My noble friends Lady Goudie, Lord Berkeley and Lord Elder all referred to freight grants for short sea shipping. At this stage in my speech, I have to he a bit careful how I say that! Certainly it was in the integrated transport White Paper and we are looking at means of introducing grants to short sea shipping in that context or another. Therefore, I hope to give the assurance sought on that.

Finally, I turn to the points made by the noble Earl, Lord Attlee, in relation to HGV impounding, about which I underline the appreciation of my noble friend Lord Macdonald for the noble Earl's earlier efforts in that respect. There is no reason to delay further the introduction of impounding schemes. I know that the industry has been looking for that for some time. We need VI examiners to be able to check quickly at the roadside that a vehicle is operating illegally. The new computer system which we are introducing will enable them to do that and allow operators to contact the traffic area offices by all means of communication.

We shall introduce the impounding provisions when the IT systems are in place.
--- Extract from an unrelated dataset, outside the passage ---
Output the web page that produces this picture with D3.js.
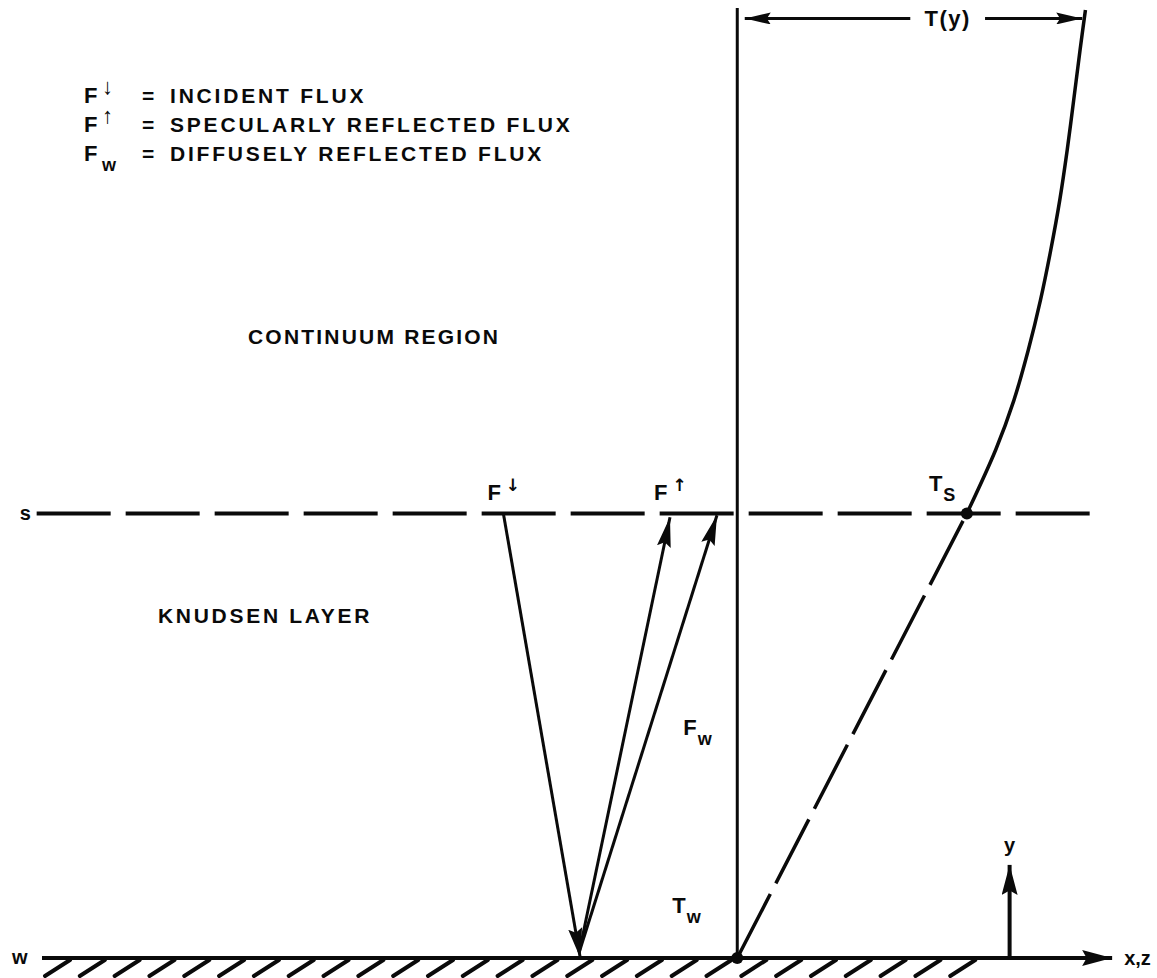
<!DOCTYPE html>
<html><head><meta charset="utf-8">
<script src="https://cdn.jsdelivr.net/npm/d3@7"></script>
<style>
body{margin:0;background:#fff}
text{font-family:"Liberation Sans",Arial,sans-serif;font-weight:bold;fill:#0a0a0a}
</style>
</head><body>
<svg id="c" width="1157" height="978"></svg>
<script>
// ---- data (diagram units: x 0..100 across the wall, y 0 = wall, 100 = top) ----
const wallLevel = 0;
const slipLevel = 46.8;            // "s" plane
const topLevel = 100;
const wallExtent = [0, 100.2];
const slipExtent = [-0.5, 99.3];
const profileAxisX = 65.1;         // reference axis for T(y)
const profileHeights = [46.8, 53.5, 58.7, 64.0, 69.3, 74.5, 79.8, 85.1, 90.3, 95.6, 99.8];
const profileTemps   = [86.6, 89.3, 91.0, 92.35, 93.5, 94.45, 95.3, 96.0, 96.6, 97.2, 97.7];
const wallTemp = [65.1, 0];        // Tw point
const slipTemp = [86.6, 46.8];     // Ts point
const incidentStart = [43.2, 46.8];
const wallHit = [50.4, 0];
const reflectedStart = [50.3, 0.6];
const reflectedEnds = [[58.8, 46.4], [63.2, 46.6]];
const dimLevel = 98.9;
const dimEnds = [65.8, 97.4];
const dimGap = [81.3, 88.3];
const yAxisX = 90.6;
const yAxisTop = 9.8;
const hatchCount = 27;
const hatchStart = 0.28;
const hatchStep = 3.26;
const legendSymbols = ["F", "F", "F"];
const legendMarks = ["\u2193", "\u2191", "w"];
const legendTexts = ["INCIDENT FLUX", "SPECULARLY REFLECTED FLUX", "DIFFUSELY REFLECTED FLUX"];
const regionLabels = ["CONTINUUM REGION", "KNUDSEN LAYER"];

// ---- scales ----
const x = d3.scaleLinear().domain([0, 100]).range([42, 1110]);
const y = d3.scaleLinear().domain([0, 100]).range([958, 8]);

const svg = d3.select("#c");
const defs = svg.append("defs");
function marker(id, len, half) {
  defs.append("marker").attr("id", id)
    .attr("markerUnits", "userSpaceOnUse")
    .attr("viewBox", `0 ${-half} ${len} ${2*half}`)
    .attr("refX", len).attr("refY", 0)
    .attr("markerWidth", len).attr("markerHeight", 2*half)
    .attr("orient", "auto")
    .append("path").attr("d", `M0,${-half}L${len},0L0,${half}L${len*0.15},0Z`).attr("fill", "#0a0a0a");
}
marker("aFlux", 30, 7);
marker("aAxis", 30, 8);
marker("aDim", 26, 6);

const ink = "#0a0a0a";

// wall hatching
svg.append("g").selectAll("line").data(d3.range(hatchCount)).join("line")
  .attr("x1", i => x(hatchStart + i * hatchStep)).attr("y1", y(wallLevel) + 18)
  .attr("x2", i => x(hatchStart + i * hatchStep) + 25).attr("y2", y(wallLevel) + 2)
  .attr("stroke", ink).attr("stroke-width", 4).attr("stroke-linecap", "round");

// wall line with x,z arrow
svg.append("line").attr("x1", x(wallExtent[0])).attr("x2", x(wallExtent[1]))
  .attr("y1", y(wallLevel)).attr("y2", y(wallLevel))
  .attr("stroke", ink).attr("stroke-width", 4).attr("marker-end", "url(#aAxis)");

// y axis arrow
svg.append("line").attr("x1", x(yAxisX)).attr("x2", x(yAxisX))
  .attr("y1", y(wallLevel)).attr("y2", y(yAxisTop))
  .attr("stroke", ink).attr("stroke-width", 4).attr("marker-end", "url(#aAxis)");

// s line (dashed)
svg.append("line").attr("x1", x(slipExtent[0])).attr("x2", x(slipExtent[1]))
  .attr("y1", y(slipLevel)).attr("y2", y(slipLevel))
  .attr("stroke", ink).attr("stroke-width", 4).attr("stroke-dasharray", "74 15");

// vertical reference axis
svg.append("line").attr("x1", x(profileAxisX)).attr("x2", x(profileAxisX))
  .attr("y1", y(wallLevel)).attr("y2", y(topLevel))
  .attr("stroke", ink).attr("stroke-width", 3);

// dashed linear extrapolation Tw -> Ts
svg.append("line").attr("x1", x(wallTemp[0])).attr("y1", y(wallTemp[1]))
  .attr("x2", x(slipTemp[0])).attr("y2", y(slipTemp[1]))
  .attr("stroke", ink).attr("stroke-width", 3.5).attr("stroke-dasharray", "72 12");

// T(y) curve
const line = d3.line().x(d => x(d[0])).y(d => y(d[1])).curve(d3.curveCatmullRom);
svg.append("path").datum(profileTemps.map((t, i) => [t, profileHeights[i]]))
  .attr("d", line).attr("fill", "none").attr("stroke", ink).attr("stroke-width", 3.5);

// dots
svg.selectAll("circle.pt").data([wallTemp, slipTemp]).join("circle")
  .attr("cx", d => x(d[0])).attr("cy", d => y(d[1])).attr("r", 6).attr("fill", ink);

// flux arrows
svg.append("line").attr("x1", x(incidentStart[0])).attr("y1", y(incidentStart[1]))
  .attr("x2", x(wallHit[0])).attr("y2", y(wallHit[1]))
  .attr("stroke", ink).attr("stroke-width", 3).attr("marker-end", "url(#aFlux)");
svg.selectAll("line.refl").data(reflectedEnds).join("line")
  .attr("x1", x(reflectedStart[0])).attr("y1", y(reflectedStart[1]))
  .attr("x2", d => x(d[0])).attr("y2", d => y(d[1]))
  .attr("stroke", ink).attr("stroke-width", 3).attr("marker-end", "url(#aFlux)");

// T(y) dimension
svg.append("line").attr("x1", x(dimGap[0])).attr("x2", x(dimEnds[0]))
  .attr("y1", y(dimLevel)).attr("y2", y(dimLevel))
  .attr("stroke", ink).attr("stroke-width", 3).attr("marker-end", "url(#aDim)");
svg.append("line").attr("x1", x(dimGap[1])).attr("x2", x(dimEnds[1]))
  .attr("y1", y(dimLevel)).attr("y2", y(dimLevel))
  .attr("stroke", ink).attr("stroke-width", 3).attr("marker-end", "url(#aDim)");
svg.append("text").attr("x", x((dimGap[0] + dimGap[1]) / 2)).attr("y", y(dimLevel) + 8)
  .attr("text-anchor", "middle").attr("font-size", 22).attr("letter-spacing", 1.5).text("T(y)");

// legend
const lg = svg.append("g").attr("transform", "translate(84,103)");
legendTexts.forEach((t, i) => {
  const row = lg.append("g").attr("transform", `translate(0,${i * 29})`);
  row.append("text").attr("font-size", 22).text(legendSymbols[i]);
  if (legendMarks[i] === "w") {
    row.append("text").attr("x", 18).attr("y", 10).attr("font-size", 18).text(legendMarks[i]);
  } else {
    row.append("text").attr("x", 18).attr("y", -9).attr("font-size", 22)
      .attr("font-family", "DejaVu Sans").text(legendMarks[i]);
  }
  row.append("text").attr("x", 58).attr("font-size", 21).text("=");
  row.append("text").attr("x", 86).attr("font-size", 21).attr("letter-spacing", 2.8).text(t);
});

// region labels
svg.append("text").attr("x", 248).attr("y", 344).attr("font-size", 21).attr("letter-spacing", 2.2).text(regionLabels[0]);
svg.append("text").attr("x", 158).attr("y", 623).attr("font-size", 21).attr("letter-spacing", 2.7).text(regionLabels[1]);

// plane labels
svg.append("text").attr("x", x(slipExtent[0]) - 17).attr("y", y(slipLevel) + 7).attr("font-size", 20).text("s");
svg.append("text").attr("x", x(wallExtent[0]) - 30).attr("y", y(wallLevel) + 6).attr("font-size", 20).text("w");
svg.append("text").attr("x", x(wallExtent[1]) + 12).attr("y", y(wallLevel) + 7).attr("font-size", 20).text("x,z");
svg.append("text").attr("x", x(yAxisX)).attr("y", y(yAxisTop) - 13).attr("text-anchor", "middle").attr("font-size", 20).text("y");

// symbol labels
function sym(px, py, main, sub, sup) {
  const t = svg.append("text").attr("x", px).attr("y", py).attr("font-size", 22);
  t.append("tspan").text(main);
  if (sub) t.append("tspan").attr("dx", 1).attr("dy", 10).attr("font-size", 18).text(sub);
  if (sup) t.append("tspan").attr("dx", 5).attr("dy", -9).attr("font-size", 17).attr("font-family", "DejaVu Sans").text(sup);
}
sym(x(incidentStart[0]) - 16, y(slipLevel) - 13, "F", null, "\u2193");
sym(x(reflectedEnds[0][0]) - 16, y(slipLevel) - 13, "F", null, "\u2191");
sym(x(slipTemp[0]) - 38, y(slipLevel) - 22, "T", "S", null);
sym(x(profileAxisX) - 54, y(23.5), "F", "w", null);
sym(x(profileAxisX) - 65, y(4.7), "T", "w", null);
</script>
</body></html>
I note the concerns of the noble Earl and his intention to table further amendments in that respect, particularly relating to drivers' hours. No doubt we shall have interesting discussions in Committee on that matter. He also promised or threatened further provisions on road safety. As the noble Earl knows, he and I see eye to eye on a number of such issues. I believe that the majority of our road strategy can be delivered without further new powers and mainly through the local transport plans. Nevertheless, I shall consider positively any constructive ideas he has in that respect.

This has probably been the longest winding up that even I have done. I apologise to noble Lords who should not have had such an interesting debate to which I have had to reply! I suspect that this is a portent of the long nights which await us and will keep us awake for some months yet. I commend the Bill to the House.

On Question, Bill read a second time, and committed to a Committee of the Whole House.